Start of TASK INPUT
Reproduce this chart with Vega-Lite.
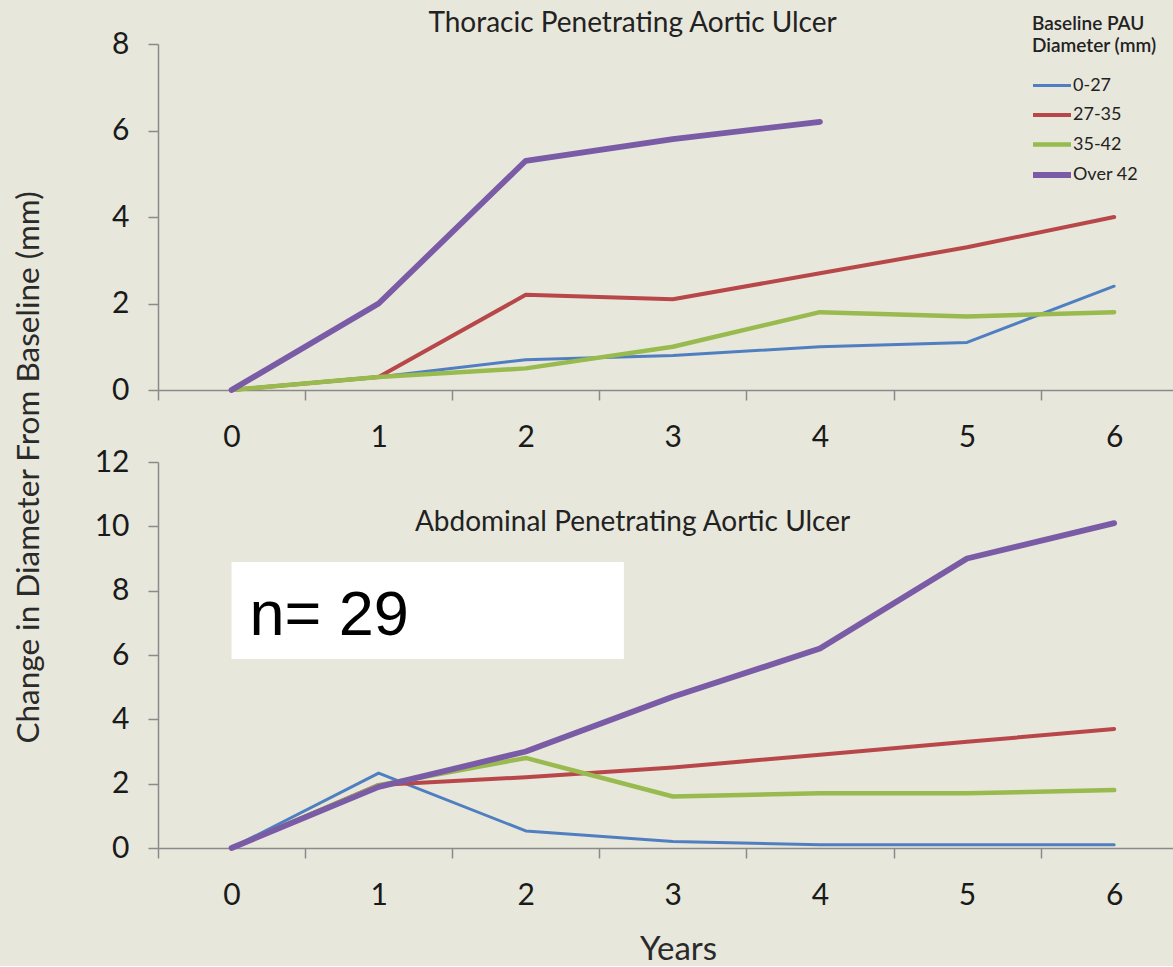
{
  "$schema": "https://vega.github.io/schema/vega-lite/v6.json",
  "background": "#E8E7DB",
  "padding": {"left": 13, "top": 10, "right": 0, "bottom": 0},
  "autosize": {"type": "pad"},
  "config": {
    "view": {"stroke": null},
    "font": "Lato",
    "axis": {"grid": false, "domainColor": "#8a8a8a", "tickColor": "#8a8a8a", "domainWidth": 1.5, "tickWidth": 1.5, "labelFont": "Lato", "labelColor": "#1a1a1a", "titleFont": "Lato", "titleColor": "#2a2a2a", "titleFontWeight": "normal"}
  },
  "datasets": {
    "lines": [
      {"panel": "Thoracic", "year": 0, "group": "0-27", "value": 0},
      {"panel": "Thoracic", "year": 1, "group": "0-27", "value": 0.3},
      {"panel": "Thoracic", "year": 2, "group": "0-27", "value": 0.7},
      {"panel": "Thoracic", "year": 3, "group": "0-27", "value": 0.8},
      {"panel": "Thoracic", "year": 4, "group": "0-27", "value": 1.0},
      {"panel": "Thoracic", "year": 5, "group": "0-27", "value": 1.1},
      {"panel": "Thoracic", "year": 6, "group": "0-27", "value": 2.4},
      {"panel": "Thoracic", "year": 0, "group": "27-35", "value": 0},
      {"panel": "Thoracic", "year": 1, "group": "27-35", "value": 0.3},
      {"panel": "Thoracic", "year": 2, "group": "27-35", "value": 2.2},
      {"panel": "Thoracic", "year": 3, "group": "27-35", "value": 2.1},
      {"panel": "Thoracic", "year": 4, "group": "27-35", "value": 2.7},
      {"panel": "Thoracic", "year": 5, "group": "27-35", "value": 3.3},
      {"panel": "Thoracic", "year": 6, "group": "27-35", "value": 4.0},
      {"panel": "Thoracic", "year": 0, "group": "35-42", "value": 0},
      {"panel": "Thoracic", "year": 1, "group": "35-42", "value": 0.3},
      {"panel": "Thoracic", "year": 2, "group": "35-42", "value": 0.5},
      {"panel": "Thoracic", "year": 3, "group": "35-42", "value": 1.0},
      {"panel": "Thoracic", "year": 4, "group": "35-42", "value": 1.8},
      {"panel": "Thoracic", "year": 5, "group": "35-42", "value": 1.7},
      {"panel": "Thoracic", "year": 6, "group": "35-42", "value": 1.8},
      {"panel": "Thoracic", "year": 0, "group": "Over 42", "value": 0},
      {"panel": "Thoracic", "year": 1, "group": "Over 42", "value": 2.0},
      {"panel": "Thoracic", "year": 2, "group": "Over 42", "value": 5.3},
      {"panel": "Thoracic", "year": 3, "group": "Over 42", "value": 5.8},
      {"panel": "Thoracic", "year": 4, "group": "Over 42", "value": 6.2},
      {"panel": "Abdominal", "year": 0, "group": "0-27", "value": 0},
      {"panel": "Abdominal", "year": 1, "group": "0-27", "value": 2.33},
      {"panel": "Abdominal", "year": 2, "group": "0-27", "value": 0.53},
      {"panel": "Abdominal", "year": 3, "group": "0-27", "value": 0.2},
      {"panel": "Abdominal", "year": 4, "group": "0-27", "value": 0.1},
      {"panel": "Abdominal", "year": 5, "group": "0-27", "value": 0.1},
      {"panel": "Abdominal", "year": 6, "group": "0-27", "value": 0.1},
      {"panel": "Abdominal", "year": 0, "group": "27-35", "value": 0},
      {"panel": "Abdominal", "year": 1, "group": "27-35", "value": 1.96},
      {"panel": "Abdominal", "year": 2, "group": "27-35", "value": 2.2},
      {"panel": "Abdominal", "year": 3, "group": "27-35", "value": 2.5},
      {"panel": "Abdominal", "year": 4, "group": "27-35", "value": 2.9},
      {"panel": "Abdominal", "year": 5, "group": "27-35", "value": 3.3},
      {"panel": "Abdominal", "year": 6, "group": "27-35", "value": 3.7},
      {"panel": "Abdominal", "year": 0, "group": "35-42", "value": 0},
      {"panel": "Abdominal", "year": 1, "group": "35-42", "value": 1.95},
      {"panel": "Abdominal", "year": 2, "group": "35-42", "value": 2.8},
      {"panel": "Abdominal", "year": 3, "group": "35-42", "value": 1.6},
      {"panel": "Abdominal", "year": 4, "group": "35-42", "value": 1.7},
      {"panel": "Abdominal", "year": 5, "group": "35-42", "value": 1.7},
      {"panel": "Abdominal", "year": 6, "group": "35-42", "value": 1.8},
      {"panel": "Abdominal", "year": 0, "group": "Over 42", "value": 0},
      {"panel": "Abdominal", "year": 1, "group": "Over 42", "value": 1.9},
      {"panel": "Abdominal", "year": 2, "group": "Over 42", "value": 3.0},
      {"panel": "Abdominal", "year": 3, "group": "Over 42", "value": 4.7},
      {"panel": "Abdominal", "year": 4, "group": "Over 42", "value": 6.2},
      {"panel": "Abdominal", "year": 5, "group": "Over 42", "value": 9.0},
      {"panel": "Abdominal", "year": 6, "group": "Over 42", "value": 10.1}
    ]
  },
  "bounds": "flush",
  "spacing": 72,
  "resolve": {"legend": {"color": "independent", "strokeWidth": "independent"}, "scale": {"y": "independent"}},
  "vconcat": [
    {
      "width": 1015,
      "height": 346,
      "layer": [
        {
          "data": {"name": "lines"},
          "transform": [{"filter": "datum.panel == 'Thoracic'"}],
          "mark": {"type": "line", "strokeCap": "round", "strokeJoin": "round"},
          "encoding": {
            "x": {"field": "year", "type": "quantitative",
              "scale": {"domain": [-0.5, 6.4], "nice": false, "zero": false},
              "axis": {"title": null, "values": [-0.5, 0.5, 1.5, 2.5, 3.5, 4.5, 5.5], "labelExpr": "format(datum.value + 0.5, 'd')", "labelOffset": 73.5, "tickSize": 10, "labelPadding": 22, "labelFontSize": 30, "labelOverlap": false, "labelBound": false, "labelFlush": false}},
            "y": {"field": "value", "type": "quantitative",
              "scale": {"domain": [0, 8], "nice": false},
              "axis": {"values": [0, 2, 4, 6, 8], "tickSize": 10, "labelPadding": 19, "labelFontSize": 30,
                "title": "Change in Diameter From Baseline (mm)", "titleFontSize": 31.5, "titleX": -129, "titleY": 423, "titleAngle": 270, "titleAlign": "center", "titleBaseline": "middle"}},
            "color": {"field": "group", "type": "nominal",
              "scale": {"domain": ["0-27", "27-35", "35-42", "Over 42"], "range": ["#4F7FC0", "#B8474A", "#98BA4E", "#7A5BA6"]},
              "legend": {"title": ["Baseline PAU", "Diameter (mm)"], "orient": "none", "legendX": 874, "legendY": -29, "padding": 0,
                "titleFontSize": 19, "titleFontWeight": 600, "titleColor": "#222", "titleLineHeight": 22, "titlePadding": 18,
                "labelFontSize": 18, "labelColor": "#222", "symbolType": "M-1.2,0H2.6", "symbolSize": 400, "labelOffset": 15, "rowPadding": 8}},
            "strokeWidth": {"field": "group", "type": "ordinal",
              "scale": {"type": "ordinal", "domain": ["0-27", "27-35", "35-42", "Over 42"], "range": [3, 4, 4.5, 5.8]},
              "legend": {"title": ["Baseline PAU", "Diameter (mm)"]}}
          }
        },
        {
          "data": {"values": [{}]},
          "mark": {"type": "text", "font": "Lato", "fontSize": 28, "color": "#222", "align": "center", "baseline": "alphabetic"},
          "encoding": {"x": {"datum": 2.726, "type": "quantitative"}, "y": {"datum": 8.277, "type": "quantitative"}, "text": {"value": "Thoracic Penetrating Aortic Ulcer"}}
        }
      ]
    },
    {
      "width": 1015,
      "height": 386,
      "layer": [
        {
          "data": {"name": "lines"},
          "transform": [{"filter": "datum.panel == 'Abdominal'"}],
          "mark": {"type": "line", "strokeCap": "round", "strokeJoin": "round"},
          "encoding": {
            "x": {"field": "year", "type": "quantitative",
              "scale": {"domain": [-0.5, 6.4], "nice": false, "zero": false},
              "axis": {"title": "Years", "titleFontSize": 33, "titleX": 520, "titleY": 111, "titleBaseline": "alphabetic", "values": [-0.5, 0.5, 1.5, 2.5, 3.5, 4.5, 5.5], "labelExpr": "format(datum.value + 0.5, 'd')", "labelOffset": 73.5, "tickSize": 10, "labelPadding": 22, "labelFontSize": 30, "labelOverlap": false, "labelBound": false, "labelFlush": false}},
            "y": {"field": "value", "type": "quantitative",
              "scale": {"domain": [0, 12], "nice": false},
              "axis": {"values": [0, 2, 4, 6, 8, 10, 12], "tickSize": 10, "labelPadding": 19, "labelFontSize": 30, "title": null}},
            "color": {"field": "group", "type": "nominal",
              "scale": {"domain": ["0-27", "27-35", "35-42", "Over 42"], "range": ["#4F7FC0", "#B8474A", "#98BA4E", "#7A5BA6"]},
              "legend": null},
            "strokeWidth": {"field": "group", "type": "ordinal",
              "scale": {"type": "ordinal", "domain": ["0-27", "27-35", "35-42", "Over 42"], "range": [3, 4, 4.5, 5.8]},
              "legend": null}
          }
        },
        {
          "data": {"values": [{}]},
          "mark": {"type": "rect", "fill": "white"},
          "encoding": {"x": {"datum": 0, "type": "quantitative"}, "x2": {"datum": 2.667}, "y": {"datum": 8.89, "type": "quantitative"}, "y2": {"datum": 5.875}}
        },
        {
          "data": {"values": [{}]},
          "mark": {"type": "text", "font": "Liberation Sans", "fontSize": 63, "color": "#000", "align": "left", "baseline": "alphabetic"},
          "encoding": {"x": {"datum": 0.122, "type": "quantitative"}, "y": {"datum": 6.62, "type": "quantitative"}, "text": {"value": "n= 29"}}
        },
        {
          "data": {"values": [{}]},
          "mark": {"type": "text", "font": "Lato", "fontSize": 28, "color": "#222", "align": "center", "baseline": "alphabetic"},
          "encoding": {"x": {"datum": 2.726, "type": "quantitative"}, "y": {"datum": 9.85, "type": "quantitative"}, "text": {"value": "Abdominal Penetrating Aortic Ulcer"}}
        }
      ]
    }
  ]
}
End of TASK INPUT
Start of TASK INPUT
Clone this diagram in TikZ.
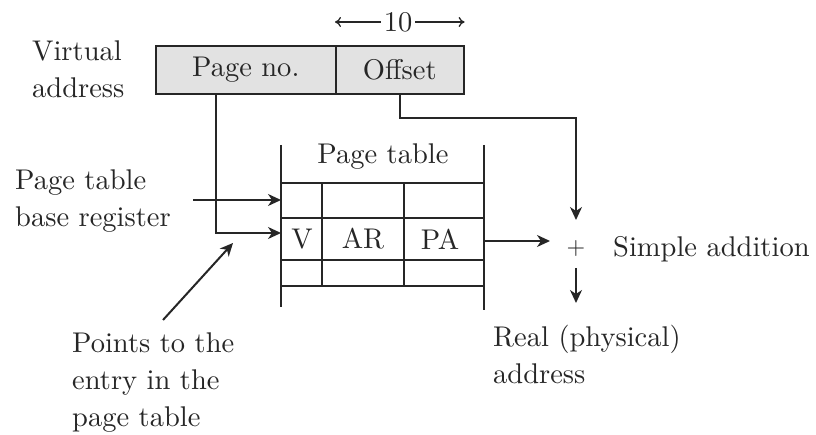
End of TASK INPUT
Start of TASK INPUT
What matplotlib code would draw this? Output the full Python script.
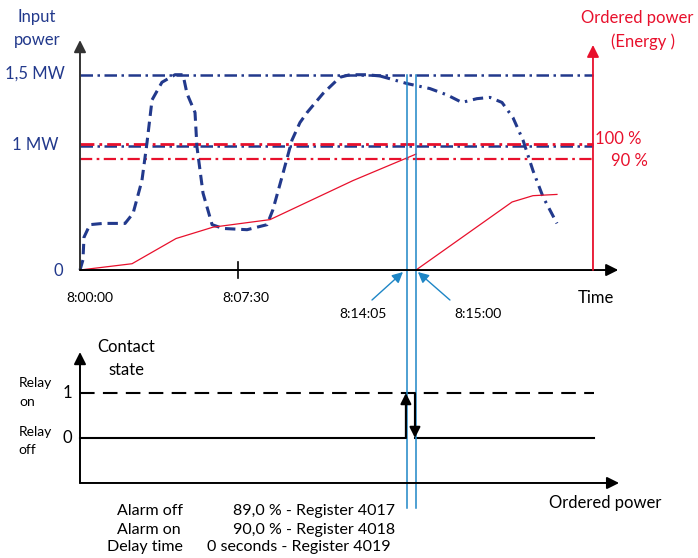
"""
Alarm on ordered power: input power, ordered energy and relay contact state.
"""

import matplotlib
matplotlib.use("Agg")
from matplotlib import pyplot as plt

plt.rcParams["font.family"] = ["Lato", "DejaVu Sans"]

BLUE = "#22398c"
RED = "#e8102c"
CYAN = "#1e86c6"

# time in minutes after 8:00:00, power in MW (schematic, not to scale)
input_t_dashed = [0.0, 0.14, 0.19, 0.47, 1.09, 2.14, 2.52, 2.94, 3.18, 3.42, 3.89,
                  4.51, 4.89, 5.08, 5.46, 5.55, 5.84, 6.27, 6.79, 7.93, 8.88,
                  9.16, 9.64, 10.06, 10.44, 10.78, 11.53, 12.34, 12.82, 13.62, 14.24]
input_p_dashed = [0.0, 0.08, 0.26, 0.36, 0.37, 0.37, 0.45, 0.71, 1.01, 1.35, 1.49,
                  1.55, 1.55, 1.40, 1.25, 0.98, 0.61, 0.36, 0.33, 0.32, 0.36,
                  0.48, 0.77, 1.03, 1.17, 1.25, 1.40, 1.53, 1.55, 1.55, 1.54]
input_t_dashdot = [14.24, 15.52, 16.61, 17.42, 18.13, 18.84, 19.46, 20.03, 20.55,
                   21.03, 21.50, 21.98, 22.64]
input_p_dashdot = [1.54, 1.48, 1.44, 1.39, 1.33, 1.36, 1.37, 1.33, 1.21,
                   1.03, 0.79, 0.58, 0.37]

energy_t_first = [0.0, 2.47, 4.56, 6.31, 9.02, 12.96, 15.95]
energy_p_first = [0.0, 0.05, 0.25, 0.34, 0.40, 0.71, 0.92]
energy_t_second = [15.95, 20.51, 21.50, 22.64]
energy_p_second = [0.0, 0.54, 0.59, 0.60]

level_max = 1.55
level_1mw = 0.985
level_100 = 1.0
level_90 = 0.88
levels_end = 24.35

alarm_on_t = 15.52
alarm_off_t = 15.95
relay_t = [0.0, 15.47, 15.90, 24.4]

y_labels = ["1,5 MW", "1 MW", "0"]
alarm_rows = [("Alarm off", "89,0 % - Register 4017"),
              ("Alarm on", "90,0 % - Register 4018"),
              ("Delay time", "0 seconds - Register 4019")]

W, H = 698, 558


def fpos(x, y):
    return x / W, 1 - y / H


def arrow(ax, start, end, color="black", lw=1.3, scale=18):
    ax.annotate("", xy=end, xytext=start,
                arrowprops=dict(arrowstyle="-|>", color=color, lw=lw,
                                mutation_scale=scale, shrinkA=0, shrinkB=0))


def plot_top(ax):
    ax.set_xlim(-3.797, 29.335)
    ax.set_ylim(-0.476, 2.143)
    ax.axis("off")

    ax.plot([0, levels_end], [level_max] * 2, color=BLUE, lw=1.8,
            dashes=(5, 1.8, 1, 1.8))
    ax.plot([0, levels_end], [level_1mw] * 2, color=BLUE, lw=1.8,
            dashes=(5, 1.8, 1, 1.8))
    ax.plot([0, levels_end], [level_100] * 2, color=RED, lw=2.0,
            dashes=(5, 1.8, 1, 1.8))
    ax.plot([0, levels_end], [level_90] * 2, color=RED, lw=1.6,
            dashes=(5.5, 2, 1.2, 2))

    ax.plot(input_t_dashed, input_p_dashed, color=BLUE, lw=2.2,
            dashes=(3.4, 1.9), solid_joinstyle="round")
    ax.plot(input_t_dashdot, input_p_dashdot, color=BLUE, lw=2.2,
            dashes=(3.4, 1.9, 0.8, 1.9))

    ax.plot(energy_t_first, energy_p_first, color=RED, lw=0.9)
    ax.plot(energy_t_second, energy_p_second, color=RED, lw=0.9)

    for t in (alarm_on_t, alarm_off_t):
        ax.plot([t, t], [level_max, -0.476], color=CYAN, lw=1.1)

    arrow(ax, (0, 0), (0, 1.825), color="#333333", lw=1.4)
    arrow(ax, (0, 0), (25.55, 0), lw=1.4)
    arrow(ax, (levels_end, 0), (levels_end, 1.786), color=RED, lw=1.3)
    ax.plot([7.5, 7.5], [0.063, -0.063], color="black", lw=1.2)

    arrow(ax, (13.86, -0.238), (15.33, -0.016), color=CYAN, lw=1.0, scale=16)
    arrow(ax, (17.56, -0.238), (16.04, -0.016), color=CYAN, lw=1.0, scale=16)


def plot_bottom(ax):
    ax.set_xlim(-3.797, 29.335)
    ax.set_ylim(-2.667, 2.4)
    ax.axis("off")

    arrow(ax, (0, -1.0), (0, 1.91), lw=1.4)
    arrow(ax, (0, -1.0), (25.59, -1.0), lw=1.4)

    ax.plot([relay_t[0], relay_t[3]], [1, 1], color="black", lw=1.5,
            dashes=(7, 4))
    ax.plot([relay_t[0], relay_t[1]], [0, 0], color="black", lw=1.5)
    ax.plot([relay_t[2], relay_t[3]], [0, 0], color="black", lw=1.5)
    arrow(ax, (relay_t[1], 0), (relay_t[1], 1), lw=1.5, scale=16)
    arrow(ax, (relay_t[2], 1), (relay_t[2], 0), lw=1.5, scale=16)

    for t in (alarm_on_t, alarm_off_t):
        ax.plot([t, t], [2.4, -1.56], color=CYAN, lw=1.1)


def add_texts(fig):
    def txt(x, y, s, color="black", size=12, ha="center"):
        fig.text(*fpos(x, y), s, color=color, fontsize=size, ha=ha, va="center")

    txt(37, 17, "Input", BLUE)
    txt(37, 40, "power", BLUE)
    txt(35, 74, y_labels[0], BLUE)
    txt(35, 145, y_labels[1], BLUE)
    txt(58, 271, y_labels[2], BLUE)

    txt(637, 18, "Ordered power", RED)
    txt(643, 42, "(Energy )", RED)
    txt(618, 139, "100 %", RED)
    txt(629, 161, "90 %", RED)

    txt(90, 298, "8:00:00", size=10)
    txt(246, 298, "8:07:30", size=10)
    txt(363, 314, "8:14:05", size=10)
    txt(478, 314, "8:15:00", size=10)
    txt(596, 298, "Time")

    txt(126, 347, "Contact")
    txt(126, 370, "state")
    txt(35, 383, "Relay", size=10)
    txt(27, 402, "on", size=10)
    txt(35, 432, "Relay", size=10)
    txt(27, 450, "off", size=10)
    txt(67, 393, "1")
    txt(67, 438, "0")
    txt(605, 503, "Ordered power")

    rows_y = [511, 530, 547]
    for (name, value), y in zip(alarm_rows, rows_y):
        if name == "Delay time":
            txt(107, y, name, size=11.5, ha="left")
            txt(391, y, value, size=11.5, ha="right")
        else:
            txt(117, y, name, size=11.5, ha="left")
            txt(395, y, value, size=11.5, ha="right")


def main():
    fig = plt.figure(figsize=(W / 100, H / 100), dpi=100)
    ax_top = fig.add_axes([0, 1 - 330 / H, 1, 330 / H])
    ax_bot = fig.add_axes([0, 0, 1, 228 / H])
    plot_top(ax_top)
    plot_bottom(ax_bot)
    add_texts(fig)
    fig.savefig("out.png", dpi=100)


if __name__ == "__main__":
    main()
End of TASK INPUT
## PROBLEM STATEMENT
Without the pictures, give again exactly the lines above starting at the line containing "What matplotlib code" and ending at the line containing "relay_t = [0.0, 15.47, 15.90, 24.4]".

## TASK RESULT
What matplotlib code would draw this? Output the full Python script.
"""
Alarm on ordered power: input power, ordered energy and relay contact state.
"""

import matplotlib
matplotlib.use("Agg")
from matplotlib import pyplot as plt

plt.rcParams["font.family"] = ["Lato", "DejaVu Sans"]

BLUE = "#22398c"
RED = "#e8102c"
CYAN = "#1e86c6"

# time in minutes after 8:00:00, power in MW (schematic, not to scale)
input_t_dashed = [0.0, 0.14, 0.19, 0.47, 1.09, 2.14, 2.52, 2.94, 3.18, 3.42, 3.89,
                  4.51, 4.89, 5.08, 5.46, 5.55, 5.84, 6.27, 6.79, 7.93, 8.88,
                  9.16, 9.64, 10.06, 10.44, 10.78, 11.53, 12.34, 12.82, 13.62, 14.24]
input_p_dashed = [0.0, 0.08, 0.26, 0.36, 0.37, 0.37, 0.45, 0.71, 1.01, 1.35, 1.49,
                  1.55, 1.55, 1.40, 1.25, 0.98, 0.61, 0.36, 0.33, 0.32, 0.36,
                  0.48, 0.77, 1.03, 1.17, 1.25, 1.40, 1.53, 1.55, 1.55, 1.54]
input_t_dashdot = [14.24, 15.52, 16.61, 17.42, 18.13, 18.84, 19.46, 20.03, 20.55,
                   21.03, 21.50, 21.98, 22.64]
input_p_dashdot = [1.54, 1.48, 1.44, 1.39, 1.33, 1.36, 1.37, 1.33, 1.21,
                   1.03, 0.79, 0.58, 0.37]

energy_t_first = [0.0, 2.47, 4.56, 6.31, 9.02, 12.96, 15.95]
energy_p_first = [0.0, 0.05, 0.25, 0.34, 0.40, 0.71, 0.92]
energy_t_second = [15.95, 20.51, 21.50, 22.64]
energy_p_second = [0.0, 0.54, 0.59, 0.60]

level_max = 1.55
level_1mw = 0.985
level_100 = 1.0
level_90 = 0.88
levels_end = 24.35

alarm_on_t = 15.52
alarm_off_t = 15.95
relay_t = [0.0, 15.47, 15.90, 24.4]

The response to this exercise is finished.